A colleague once told of how they (a group of researchers) had to translate Cognitive Behaviorual Therapy interventions in local songs and have the community ‘gate keepers’ dramatize this in local plays-story-telling methods, songs and literally have drummers drum notes of the therapy in local dialects to the indigenes in some related communities in Northern Ghana. Identify the active systems of knowledge transition in the Pusiga community and ensure scientific-interventions which are community-based and very sensitive to de-tagging the practices associated with FGM in these local communities. By this, the ministry will be providing an opportunity to create the reformation of the constructs linked to FGM- which may elicit positive behavioural effects to sustain interventions. Although men are not reported in the act-I am overly concerned that targeted interventions may have deceptively missed out on their active role as ‘family heads’ in the decision making process. Gender-based but sensitive interventions, clearly targeting ‘men/males’ will be useful in drawing a holistic approach to FGM.


  1. To say practice advocacy, does not mean to say you have not been engaged in one. This is to say that like the waning HIV/AIDS campaign on the ABC synopsis, there is a great likelihood to consciously think that FGM, may have also presented with such related fatigue. Find innovative ways of gathering more stakeholders and building FGM paradigms which are uniquely de-centralized and specific to the people of Pusiga-more importantly the women and men of all ages (not mothers only).   
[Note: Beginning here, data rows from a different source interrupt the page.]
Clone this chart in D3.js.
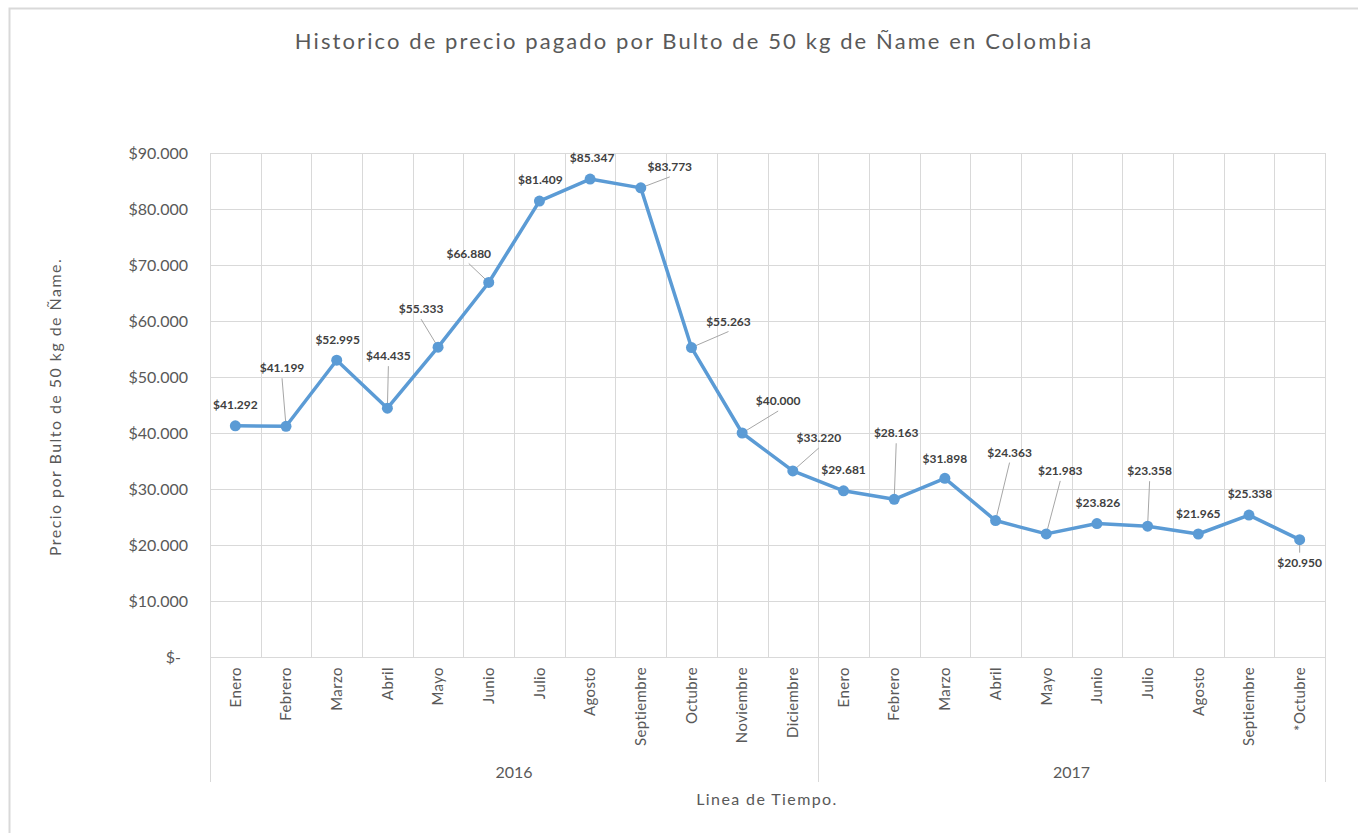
<!DOCTYPE html>
<html>
<head>
<meta charset="utf-8">
<script src="https://cdn.jsdelivr.net/npm/d3@7"></script>
<style>
  html, body { margin: 0; padding: 0; background: #fff; }
  svg { display: block; font-family: Lato, "Open Sans", sans-serif; }
</style>
</head>
<body>
<svg id="chart" width="1358" height="833"></svg>
<script>
// ---- data ----
const months = ["Enero","Febrero","Marzo","Abril","Mayo","Junio","Julio","Agosto","Septiembre","Octubre","Noviembre","Diciembre",
                "Enero","Febrero","Marzo","Abril","Mayo","Junio","Julio","Agosto","Septiembre","*Octubre"];
const years = ["2016","2017"];
const yearOfMonth = [0,0,0,0,0,0,0,0,0,0,0,0,1,1,1,1,1,1,1,1,1,1];
const prices = [41292,41199,52995,44435,55333,66880,81409,85347,83773,55263,40000,33220,
                29681,28163,31898,24363,21983,23826,23358,21965,25338,20950];
const yTicks = [0,10000,20000,30000,40000,50000,60000,70000,80000,90000];

// label placement (layout only): offset of label centre from point, and whether a leader line is drawn
const labelDx = [0,-4,1,1,-17,-20,1,2,29,37,36,26,0,2,0,14,14,1,2,0,1,0];
const labelDy = [-21,-58,-20,-52,-38,-29,-21,-21,-21,-26,-32,-33,-21,-66,-20,-68,-63,-21,-55,-20,-21,23];
const leader  = [0,1,0,1,1,1,0,0,1,1,1,1,0,1,0,1,1,0,1,0,0,1];

// ---- layout ----
const svg = d3.select("#chart");
const L = 210, R = 1325, T = 153, B = 657, axisBottom = 782;
const idx = d3.range(prices.length);

const x = d3.scaleBand().domain(idx).range([L, R]).paddingInner(0).paddingOuter(0);
const y = d3.scaleLinear().domain([0, 90000]).range([B, T]);

const loc = d3.formatLocale({decimal: ",", thousands: ".", grouping: [3], currency: ["$", ""]});
const fmt = loc.format("$,.0f");

const gridColor = "#d9d9d9", textColor = "#595959";

// frame
svg.append("rect").attr("x", 9.5).attr("y", 8.5).attr("width", 1400).attr("height", 900)
  .attr("fill", "none").attr("stroke", gridColor).attr("stroke-width", 2);

// title
svg.append("text").attr("x", 694).attr("y", 49).attr("text-anchor", "middle")
  .attr("font-size", 22).attr("letter-spacing", 2.1).attr("fill", textColor)
  .text("Historico de precio pagado por Bulto de 50 kg de Ñame en Colombia");

// horizontal gridlines
svg.append("g").selectAll("line").data(yTicks).join("line")
  .attr("x1", L).attr("x2", R)
  .attr("y1", d => Math.round(y(d)) + 0.5).attr("y2", d => Math.round(y(d)) + 0.5)
  .attr("stroke", gridColor).attr("stroke-width", 1);

// vertical gridlines at category boundaries
const bounds = d3.range(prices.length + 1).map(i => L + i * x.bandwidth());
svg.append("g").selectAll("line").data(bounds).join("line")
  .attr("x1", d => Math.round(d) + 0.5).attr("x2", d => Math.round(d) + 0.5)
  .attr("y1", T).attr("y2", B)
  .attr("stroke", gridColor).attr("stroke-width", 1);

// group separators below axis
const yearBounds = [0, yearOfMonth.indexOf(1), prices.length].map(i => L + i * x.bandwidth());
svg.append("g").selectAll("line").data(yearBounds).join("line")
  .attr("x1", d => Math.round(d) + 0.5).attr("x2", d => Math.round(d) + 0.5)
  .attr("y1", B).attr("y2", axisBottom)
  .attr("stroke", gridColor).attr("stroke-width", 1);

// y axis
const yAxis = d3.axisLeft(y).tickValues(yTicks).tickSize(0).tickPadding(0)
  .tickFormat(d => d === 0 ? "$-" : fmt(d));
const gy = svg.append("g").attr("transform", `translate(${188},0)`).call(yAxis);
gy.select(".domain").remove();
gy.selectAll("text").attr("font-size", 16).attr("fill", textColor)
  .attr("font-family", "Lato, sans-serif")
  .attr("dx", d => d === 0 ? -7 : 0);

// x axis (month labels)
const xAxis = d3.axisBottom(x).tickSize(0).tickFormat(i => months[i]);
const gx = svg.append("g").attr("transform", `translate(0,${B})`).call(xAxis);
gx.select(".domain").remove();
gx.selectAll("text")
  .attr("font-size", 15).attr("letter-spacing", 0.4).attr("fill", textColor).attr("font-family", "Lato, sans-serif")
  .attr("text-anchor", "end")
  .attr("transform", "rotate(-90)")
  .attr("x", -10).attr("y", 0).attr("dy", "0.35em");

// year labels
svg.append("g").selectAll("text").data(years).join("text")
  .attr("x", (d, i) => (yearBounds[i] + yearBounds[i + 1]) / 2)
  .attr("y", 778).attr("text-anchor", "middle")
  .attr("font-size", 16).attr("fill", textColor).text(d => d);

// axis titles
svg.append("text").attr("x", 767).attr("y", 805).attr("text-anchor", "middle")
  .attr("font-size", 16).attr("letter-spacing", 1.4).attr("fill", textColor).text("Linea de Tiempo.");
svg.append("text").attr("transform", "translate(61,407) rotate(-90)").attr("text-anchor", "middle")
  .attr("font-size", 16).attr("letter-spacing", 1.45).attr("fill", textColor).text("Precio por Bulto de 50 kg de Ñame.");

// leader lines
const cx = i => x(i) + x.bandwidth() / 2;
svg.append("g").selectAll("line").data(idx.filter(i => leader[i])).join("line")
  .attr("x1", i => cx(i)).attr("y1", i => y(prices[i]))
  .attr("x2", i => cx(i) + labelDx[i])
  .attr("y2", i => y(prices[i]) + labelDy[i] + (labelDy[i] < 0 ? 10 : -10))
  .attr("stroke", "#a6a6a6").attr("stroke-width", 1);

// line
svg.append("path").datum(idx)
  .attr("d", d3.line().x(i => cx(i)).y(i => y(prices[i])))
  .attr("fill", "none").attr("stroke", "#5b9bd5").attr("stroke-width", 3.5)
  .attr("stroke-linejoin", "round");

// markers
svg.append("g").selectAll("circle").data(idx).join("circle")
  .attr("cx", i => cx(i)).attr("cy", i => y(prices[i])).attr("r", 5.5)
  .attr("fill", "#5b9bd5");

// data labels
svg.append("g").selectAll("text").data(idx).join("text")
  .attr("x", i => cx(i) + labelDx[i])
  .attr("y", i => y(prices[i]) + labelDy[i])
  .attr("dy", "0.35em").attr("text-anchor", "middle")
  .attr("font-size", 12).attr("font-weight", "bold").attr("fill", "#404040")
  .text(i => fmt(prices[i]));
</script>
</body>
</html>
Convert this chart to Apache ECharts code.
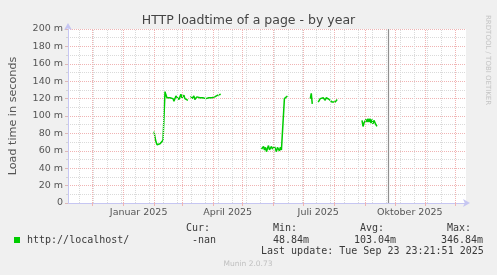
<!DOCTYPE html>
<html><head><meta charset="utf-8">
<script src="https://cdn.jsdelivr.net/npm/echarts@6/dist/echarts.min.js"></script>
<style>html,body{margin:0;padding:0;background:#f0f0f0}#c{width:497px;height:275px}</style>
</head><body><div id="c"></div>
<script>
// ---- data ----
const axisStart = '2024-11-06T12:00';
const axisEnd = '2025-12-11T12:00';
const nowTime = '2025-09-23T23:21';
const monthStarts = ['2024-12-01','2025-01-01','2025-02-01','2025-03-01','2025-04-01','2025-05-01','2025-06-01','2025-07-01','2025-08-01','2025-09-01','2025-10-01','2025-11-01','2025-12-01'];
const firstMinorMonday = '2024-11-18';
const tickLabels = ['Januar 2025','April 2025','Juli 2025','Oktober 2025'];
const tickLabelDates = ['2025-01-16T12:00','2025-04-16T00:00','2025-07-16T00:00','2025-10-16T00:00'];

// daily samples, load time in ms ('-' = no data)
const seg1Start = '2025-02-01';
const seg1Values = [82,75,70,67,65,66,68,67,70,72,74,128,124,121,122,119,121,123,119,120,117,120,123,121,124,119,122,125,121,119,124,120,122,118,118,'-','-',123,120,121,123,119,121,122,120,124,121,119,122,121,120,123,120,122,119,121,120,123,121,123,120,122,123,121,124,123,124,125];
const seg2Start = '2025-04-16';
const seg2Values = [117.5];
const seg3Start = '2025-05-20';
const seg3Values = [62,64,65,61,64,59,63,66,61,60,65,62,60,65,62,59,64,62,60,64,61,63,63,120,121,122,123];
const seg4Start = '2025-07-08';
const seg4Values = [120,126,114];
const seg5Start = '2025-07-16';
const seg5Values = [116,118,120,118,120,121,119,118,121,121,120,119,118,117,116,117,118,116,118,119];
const seg6Start = '2025-08-29';
const seg6Values = [95,88,92,90,96,93,97,93,97,92,96,91,95,93,90,88];

const seriesName = 'http://localhost/';
const statHeaders = ['Cur:','Min:','Avg:','Max:'];
const statValues = ['-nan','48.84m','103.04m','346.84m'];
const lastUpdate = 'Last update: Tue Sep 23 23:21:51 2025';

// ---- build ----
const DAY = 86400000;
const T = s => Date.parse((s.length === 10 ? s + 'T00:00' : s) + ':00Z');
const segs = [[seg1Start,seg1Values],[seg2Start,seg2Values],[seg3Start,seg3Values],[seg4Start,seg4Values],[seg5Start,seg5Values],[seg6Start,seg6Values]];
const data = [];
segs.forEach(([s, vals]) => {
  const t0 = T(s);
  vals.forEach((v, i) => data.push([t0 + i * DAY, v]));
  data.push([t0 + vals.length * DAY, '-']);
});
const xMin = T(axisStart), xMax = T(axisEnd);
const minorLines = [];
for (let t = T(firstMinorMonday); t < xMax; t += 14 * DAY) minorLines.push({xAxis: t});
const labelTs = tickLabelDates.map(T);
const RED = '#f0b4b4', GRAY = '#dadada', AXIS = '#c6c6f2';

const chart = echarts.init(document.getElementById('c'), null, {renderer: 'canvas'});
chart.setOption({
  animation: false,
  backgroundColor: '#f0f0f0',
  title: {
    text: 'HTTP loadtime of a page - by year', left: 'center', top: 9,
    textStyle: {fontFamily: 'DejaVu Sans', fontSize: 12.5, fontWeight: 'normal', color: '#444'}
  },
  grid: {left: 66, top: 29, width: 400, height: 174, show: true, backgroundColor: '#ffffff', borderWidth: 0},
  xAxis: {
    type: 'value', min: xMin, max: xMax,
    axisLine: {show: true, lineStyle: {color: AXIS, width: 1}, symbol: ['none', 'arrow'], symbolSize: [6, 7], symbolOffset: [0, 4]},
    axisTick: {show: true, customValues: monthStarts.map(T), length: 3, lineStyle: {color: RED}},
    axisLabel: {
      customValues: labelTs, margin: 5,
      fontFamily: 'DejaVu Sans', fontSize: 9.5, color: '#555',
      formatter: v => tickLabels[labelTs.indexOf(v)] || ''
    },
    splitLine: {show: false}
  },
  yAxis: {
    type: 'value', min: 0, max: 200, interval: 20,
    name: 'Load time in seconds', nameLocation: 'middle', nameGap: 49,
    nameTextStyle: {fontFamily: 'DejaVu Sans', fontSize: 11.2, color: '#555'},
    axisLine: {show: true, lineStyle: {color: AXIS, width: 1}, symbol: ['none', 'arrow'], symbolSize: [6, 7], symbolOffset: [0, 6]},
    axisTick: {show: true, length: 3, lineStyle: {color: '#dcb8b8'}},
    minorTick: {show: true, splitNumber: 2, length: 2, lineStyle: {color: '#d4d4d4'}},
    axisLabel: {margin: 5, fontFamily: 'DejaVu Sans', fontSize: 9.5, color: '#555', formatter: v => v === 0 ? '0' : v + ' m'},
    splitLine: {show: true, lineStyle: {color: RED, type: [1, 1], width: 1}},
    minorSplitLine: {show: true, lineStyle: {color: GRAY, type: [1, 1], width: 1}}
  },
  series: [
    {
      type: 'line', data: [], z: 1, silent: true,
      markLine: {
        silent: true, symbol: 'none', label: {show: false}, animation: false,
        data: [
          ...minorLines.map(d => ({...d, lineStyle: {color: GRAY, type: [1, 1], width: 1}})),
          ...monthStarts.map(s => ({xAxis: T(s), lineStyle: {color: RED, type: [1, 1], width: 1}})),
          {xAxis: T(nowTime), lineStyle: {color: '#909090', type: 'solid', width: 1.2}}
        ]
      }
    },
    {
      name: seriesName, type: 'line', data: data, z: 3, showSymbol: false, connectNulls: false,
      lineStyle: {color: '#00cc00', width: 1.5}, itemStyle: {color: '#00cc00'}
    }
  ],
  graphic: [
    {type: 'text', x: 488, y: 15, rotation: -Math.PI / 2, style: {text: 'RRDTOOL / TOBI OETIKER', font: '7px "DejaVu Sans"', fill: '#c4c4c4', textAlign: 'left', textVerticalAlign: 'middle'}},
    {type: 'rect', shape: {x: 14, y: 237, width: 6, height: 6}, style: {fill: '#00cc00'}},
    {type: 'text', x: 27, y: 240, style: {text: seriesName, font: '10px "DejaVu Sans Mono"', fill: '#3a3a3a', textVerticalAlign: 'middle'}},
    {type: 'text', x: 186, y: 228, style: {text: statHeaders[0], font: '10px "DejaVu Sans Mono"', fill: '#3a3a3a', textVerticalAlign: 'middle'}},
    {type: 'text', x: 192, y: 240, style: {text: statValues[0], font: '10px "DejaVu Sans Mono"', fill: '#3a3a3a', textVerticalAlign: 'middle'}},
    {type: 'text', x: 273, y: 228, style: {text: statHeaders[1], font: '10px "DejaVu Sans Mono"', fill: '#3a3a3a', textVerticalAlign: 'middle'}},
    {type: 'text', x: 273, y: 240, style: {text: statValues[1], font: '10px "DejaVu Sans Mono"', fill: '#3a3a3a', textVerticalAlign: 'middle'}},
    {type: 'text', x: 360, y: 228, style: {text: statHeaders[2], font: '10px "DejaVu Sans Mono"', fill: '#3a3a3a', textVerticalAlign: 'middle'}},
    {type: 'text', x: 354, y: 240, style: {text: statValues[2], font: '10px "DejaVu Sans Mono"', fill: '#3a3a3a', textVerticalAlign: 'middle'}},
    {type: 'text', x: 447, y: 228, style: {text: statHeaders[3], font: '10px "DejaVu Sans Mono"', fill: '#3a3a3a', textVerticalAlign: 'middle'}},
    {type: 'text', x: 441, y: 240, style: {text: statValues[3], font: '10px "DejaVu Sans Mono"', fill: '#3a3a3a', textVerticalAlign: 'middle'}},
    {type: 'text', x: 261, y: 251.5, style: {text: lastUpdate, font: '10px "DejaVu Sans Mono"', fill: '#3a3a3a', textVerticalAlign: 'middle'}},
    {type: 'text', x: 248, y: 264.5, style: {text: 'Munin 2.0.73', font: '7.5px "DejaVu Sans"', fill: '#c0c0c0', textAlign: 'center', textVerticalAlign: 'middle'}}
  ]
});
</script>
</body></html>
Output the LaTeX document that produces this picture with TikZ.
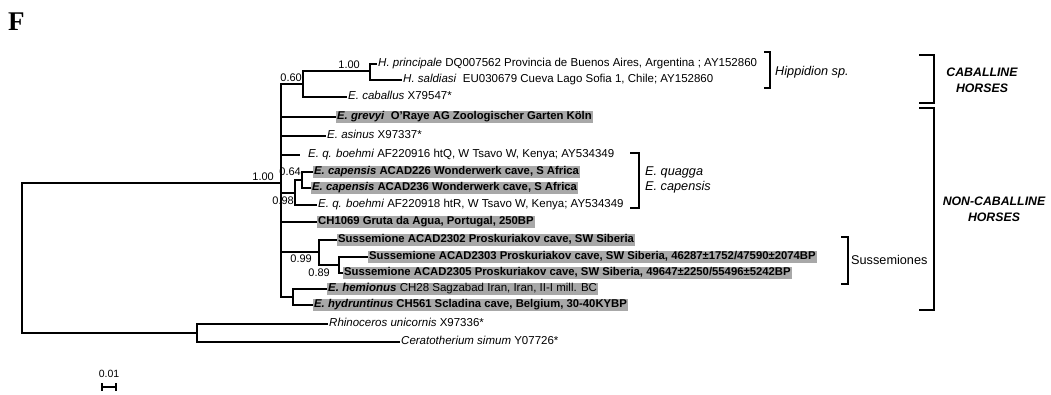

  1. Think about Social Media and Technology and the varied ways in which these tools can be used to reduce the menace. In 2017, five girls from Kenya invented an app called the ‘i-cut’ app to stop FGM in Kenya. The ministry may want to consider adapting the ‘i-cut app’ for cultural relevance or involving app developers in Ghana. There are apps now to aid in facilitating social interventions-this is also an opportunity to re-evaluate the existing traditional social interventions which may not have worked well to reduce FGM. Beyond the traditional methods, I suggest that you explore varied ways in which mobile apps can also be used as technology-based intervention to mitigate the act of FGM.

The psychological pain associated with the act may be irreparable.  To think that a woman may experience this ordeal and may ‘educatedly’ launch her girl-child into such act is emotionally overwhelming. To save a woman is to save generations. Act now!